According to Law360, the appeal is part of a burgeoning wave of litigation targeting how America’s largest corporations handle unvested retirement assets. The Amazon case, initially filed in the Western District of Washington, argues that plan fiduciaries have a duty to act solely in the interest of participants. By choosing to use forfeitures to pad the corporate bottom line instead of lowering the costs borne by workers, the plaintiffs contend that Amazon prioritized its own financial interests over its fiduciary responsibilities. This legal theory has gained significant traction over the past two years, with approximately 60 companies now facing similar challenges in various jurisdictions.
The core of the dispute lies in the interpretation of "fiduciary discretion." Most 401(k) plan documents, including Amazon’s, typically allow for three uses of forfeited funds: paying plan administrative expenses, reducing employer contributions, or reallocating the funds to remaining participants. While the Department of Labor has historically permitted these uses, the new legal challenge posits that when a fiduciary is presented with multiple legal options, they must choose the one most beneficial to the participants. In the case of Amazon, workers argue that using millions of dollars in forfeitures to offset mandatory company contributions constitutes a self-dealing act that effectively transfers the economic benefit of the plan from the employees to the employer.

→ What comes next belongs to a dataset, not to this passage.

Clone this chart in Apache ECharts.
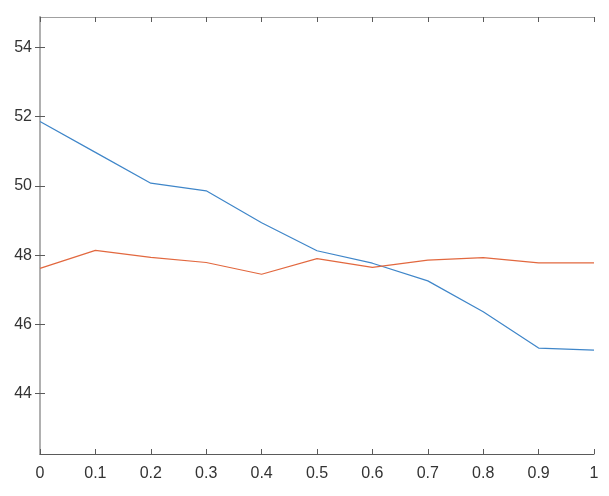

The financial stakes are substantial. Data from industry analysts suggest that for a company of Amazon’s scale, with hundreds of thousands of employees and high turnover in its fulfillment centers, annual forfeitures can reach tens of millions of dollars. Across the U.S. retirement system, unvested forfeitures represent a multi-billion dollar pool of capital. According to Bloomberg Law, while defendants have won roughly two-thirds of the early rulings in these cases, the Ninth Circuit’s upcoming review of the Amazon case—alongside pending appeals involving HP Inc. and Knight-Swift Transportation—will be the first time a federal appellate court provides a definitive ruling on the merits of this theory.
The outcome of this appeal is expected to hinge on the specific "boilerplate" language found in Amazon’s plan documents. Recent rulings in other jurisdictions, such as the dismissal of a similar suit against JPMorgan Chase & Co., suggest that if a plan document explicitly mandates or narrowly defines the use of forfeitures, courts are less likely to find a fiduciary breach. However, if the Ninth Circuit finds that the mere existence of discretion requires a participant-first choice, it could force a massive restructuring of how U.S. corporations manage their retirement plan accounting. Such a ruling would likely prompt U.S. President Trump’s Department of Labor to issue new guidance to clarify the boundaries of ERISA compliance in a pro-business regulatory environment.
Looking ahead, the Amazon appeal serves as a bellwether for the retirement industry. If the Ninth Circuit revives the suit, it will likely trigger a wave of settlements as companies seek to avoid the discovery phase of litigation. Conversely, a victory for Amazon would solidify the current corporate practice of using forfeitures as a tool for cost containment. Regardless of the immediate ruling, the persistence of these lawsuits indicates a shift in the legal landscape where the "settled" administrative practices of the past 50 years are being re-examined through the lens of modern fiduciary standards. For now, the retirement industry remains in a state of high alert, awaiting a judicial signal that will define the future of 401(k) plan management.